The principal data structure, IntVec, encapsulates a compressed bitstream along with sampling offsets. These offsets enable fast, random access to individual elements without decompressing the entire stream. The module offers two variants based on endianness:

Both variants operate with codecs that implement the Codec trait, allowing for flexible and configurable encoding/decoding strategies. Some codecs even accept extra runtime parameters to fine-tune the compression.

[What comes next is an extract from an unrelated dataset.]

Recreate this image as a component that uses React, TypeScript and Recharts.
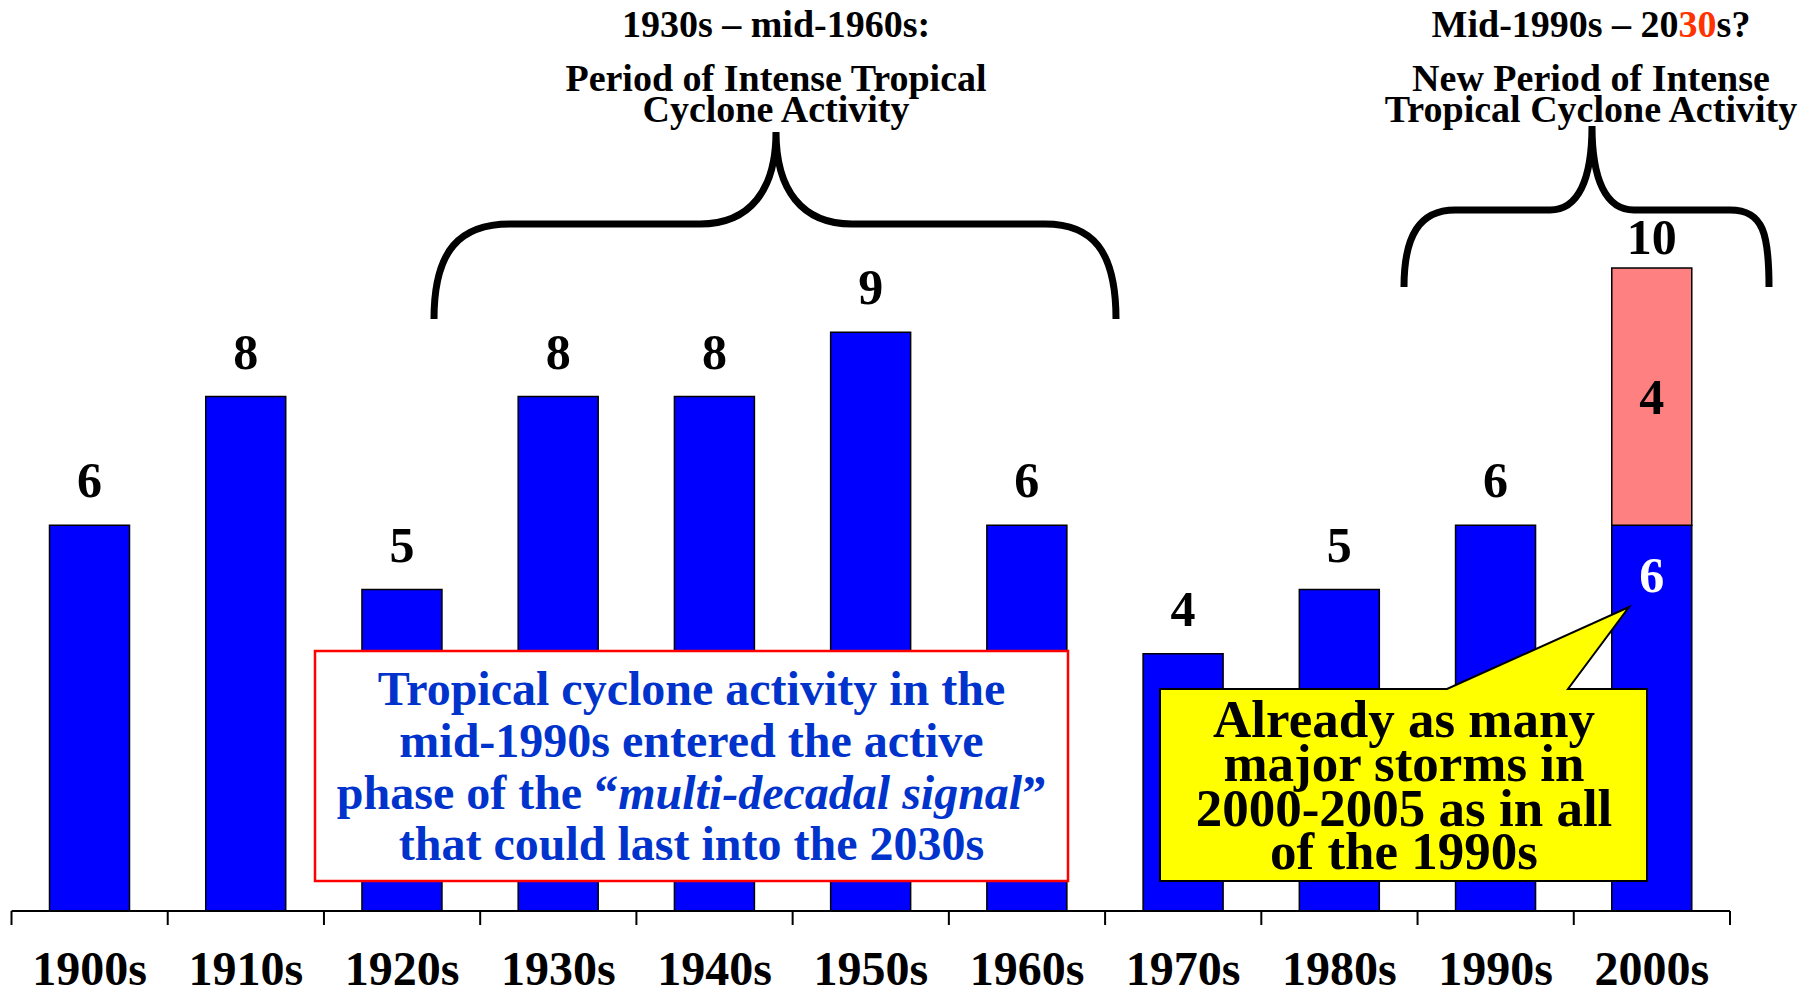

Note: The IntVec structure is generic and you are not supposed to interact with it directly. Use the two endianness-specific types instead.

§Key Features

  • Compact Storage: Compresses sequences of integers into a streamlined bitstream.
  • Fast Random Access: Employs periodic sampling (every k-th element) to quickly locate individual elements.
  • Flexible Codec Integration: Compatible with any codec conforming to the Codec trait.
  • Endianness Options: Provides both big-endian and little-endian formats to suit various interoperability needs.

§Components

  • IntVec: The core structure holding compressed data, sampling offsets, codec parameters, and metadata. Direct interaction with this structure is not permitted, and you should use the endianness-specific types instead.
  • BEIntVec / LEIntVec: Type aliases for the big-endian and little-endian implementations of IntVec.
  • Iterators: BEIntVecIter and LEIntVecIter facilitate on-the-fly decoding as you iterate through the vector.

§Usage Examples

§Creating a Big-Endian Compressed Vector

use compressed_intvec::intvec::BEIntVec;
use compressed_intvec::codecs::ExpGolombCodec;

// Define a vector of unsigned 64-bit integers.
let input = vec![1, 5, 3, 1991, 42];

// Create a Big-Endian compressed vector using ExpGolombCodec with an extra codec parameter (e.g., 3)
// and sample every 2 elements.
let intvec = BEIntVec::<ExpGolombCodec>::from_with_param(&input, 2, 3).unwrap();

// Retrieve a specific element by its index.
let value = intvec.get(3);
assert_eq!(value, 1991);

// Decompress the entire structure back into a standard vector.
let decoded = intvec.into_vec();
assert_eq!(decoded, input);

§Creating a Little-Endian Compressed Vector

use compressed_intvec::intvec::LEIntVec;
use compressed_intvec::codecs::GammaCodec;

// Define a vector of unsigned 64-bit integers.
let input = vec![10, 20, 30, 40, 50];

// Create a Little-Endian compressed vector using GammaCodec without additional codec parameters,
// sampling every 2 elements.
let intvec = LEIntVec::<GammaCodec>::from(&input, 2).unwrap();

// Verify that random access works correctly.
assert_eq!(intvec.get(2), 30);

§Design Considerations

  • Bitstream Representation: The compressed data is stored as a vector of 64-bit words (Vec<u64>).
  • Sampling Strategy: To ensure fast random access, sampling offsets are recorded for every k-th integer.
  • Codec Abstraction: The module is codec-agnostic; any codec that implements the Codec trait may be employed.
  • Endianness Management: Endianness is seamlessly handled via phantom types, supporting both big-endian and little-endian variants without affecting performance.

Structs§

BEIntVecIter
Iterator over the values stored in a BEIntVec. The iterator decodes values on the fly.
IntVec
A compressed vector of integers.
LEIntVecIter
Iterator over the values stored in a LEIntVec.

Type Aliases§

BEIntVec
Big-endian variant of IntVec.
LEIntVec
Little-endian variant of IntVec.